No sabemos si Judas miró alguna otra vez a los ojos a Jesús. En ellos habría descubierto que no existía rencor ni enfado. Cristo, su amigo, seguía mirándole con la misma ilusión con que lo había llamado unos años antes para que fuera apóstol, para que estuviera con él. «¿Qué podemos hacer ante un Dios que nos sirvió hasta experimentar la traición y el abandono? Podemos no traicionar aquello para lo que hemos sido creados, no abandonar lo que de verdad importa. Estamos en el mundo para amarlo a él y a los demás. El resto pasa, el amor permanece»[1].
LA TRAICIÓN de Judas no fue, sin embargo, locura de un instante, sino que probablemente fue consecuencia de una secuela de desamores. En el evangelio según san Juan encontramos un episodio significativo: las críticas, pocos días antes de la Pascua, por el derroche de María de Betania al ungir con perfume a Jesús. Judas se atreve a criticar indirectamente, con una razón altruista, el comportamiento de esa mujer, pero «esto lo dijo –nos lo señala la Escritura– no porque él se preocupara de los pobres, sino porque era ladrón y, como tenía la bolsa, se llevaba lo que echaban en ella» (Jn 12,6).
Sin embargo, ni esa ofensa, ni ninguna debilidad, son lo suficientemente fuertes como para vencer el pulso a un Dios que llama a cada persona constantemente y que siempre espera nuestro regreso. San Josemaría veía en esa manera de ser de Dios, tan llena de misericordia, nuestra verdadera armadura: «Todos tenemos miserias. Pero las miserias nuestras no nos deberán llevar nunca a desentendernos de la llamada de Dios, sino a acogernos a esa llamada, a meternos dentro de esa bondad divina, como los guerreros antiguos se metían dentro de su armadura»[2].
San Agustín nos recomienda una actitud humilde, de constante petición de frente al Señor, como la mejor manera de encarar esta fragilidad nuestra; refiriéndose concretamente a Judas Iscariote, dice: «Si hubiese orado en nombre de Cristo, habría pedido perdón; si hubiera pedido perdón, habría tenido esperanza; si hubiera tenido esperanza, habría esperado misericordia»[3] y no habría terminado como señala la Escritura (cfr.

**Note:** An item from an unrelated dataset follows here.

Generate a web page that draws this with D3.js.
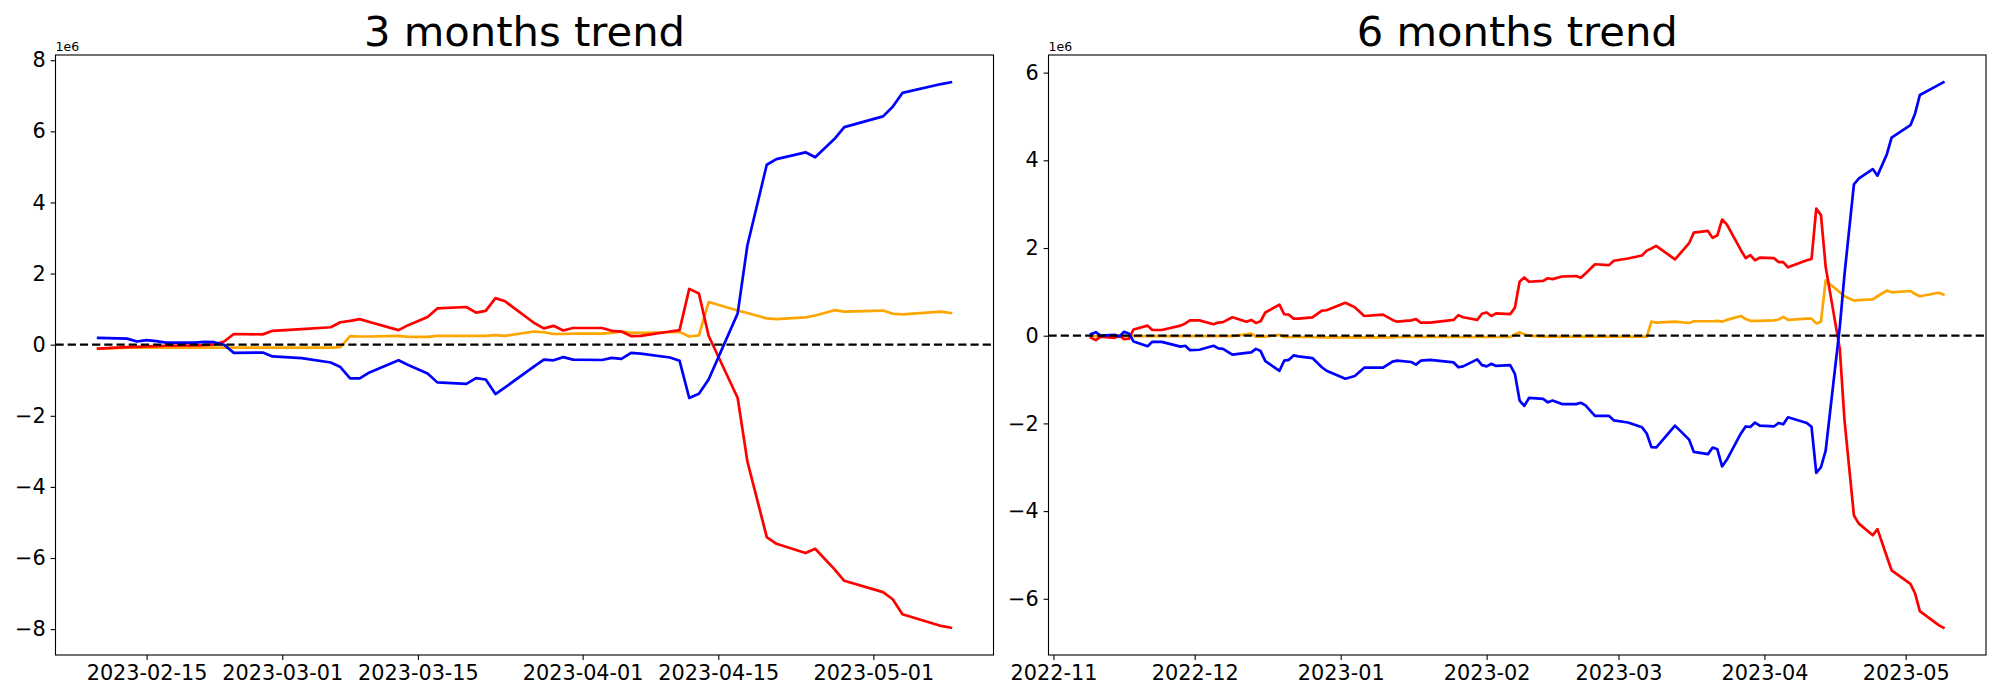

Mt 27,5). El Señor no quería la perdición de Judas, como no quiere la de nadie. Hasta en el mismo prendimiento trata de hacerle recapacitar, llamándole «amigo» y aceptando el beso del discípulo. Quizá Cristo, incluso estando ya en la cruz, esperaba la vuelta de su apóstol para perdonarlo, como lo hizo con el ladrón arrepentido.
TAMBIÉN PEDRO, en aquella noche de traiciones, niega al Señor tres veces. El que sería fundamento de la Iglesia lloró su pecado con lágrimas de amor; a Judas, por su parte, le faltó la humildad de volver a su Señor para reconocer su pecado. Pedro mantuvo firme la esperanza, mientras que el Iscariote la perdió, no confió en la misericordia del Señor.
Comentando este pasaje del evangelio, decía san Josemaría: «¡Mirad si es grande la virtud de la esperanza! Judas reconoció la santidad de Cristo, estaba arrepentido del crimen que había cometido, tanto que cogió el dinero, precio de su traición, y lo arrojó a la cara de quienes se lo dieron como premio a su traición. Pero... le faltó la esperanza, que es la virtud necesaria para volver a Dios. Si hubiera tenido esperanza, podría haber sido aún un gran apóstol. De todas maneras no sabemos qué pasó en el corazón de aquel hombre, ni si respondió a la gracia de Dios, en el último momento. Solo el Señor sabe lo que sucedió en aquel corazón, en sus últimos instantes. De modo que no desconfiéis nunca, no os desesperéis nunca, aunque hayáis hecho la tontería más grande. No hay más que hablar, arrepentirse, dejarse llevar de la mano, y todo se arregla»[4].
Es algo que podemos aprender del evangelio de hoy: por grandes que sean nuestras ofensas, mayor es siempre la misericordia de Dios. Todo tiene remedio si volvemos al Señor y abrimos el corazón a la gracia para que Cristo pueda sanar nuestras heridas. «El miedo y la vergüenza, que no nos dejan ser sinceros, son los enemigos más grandes de la perseverancia. Somos de barro; pero, si hablamos, el barro adquiere la fortaleza del bronce»[5]. Esa fuerza es la que alcanzó la humildad de san Pedro, roca de la Iglesia; y es la que le pedimos a Jesús a través de María, su madre, y también madre nuestra.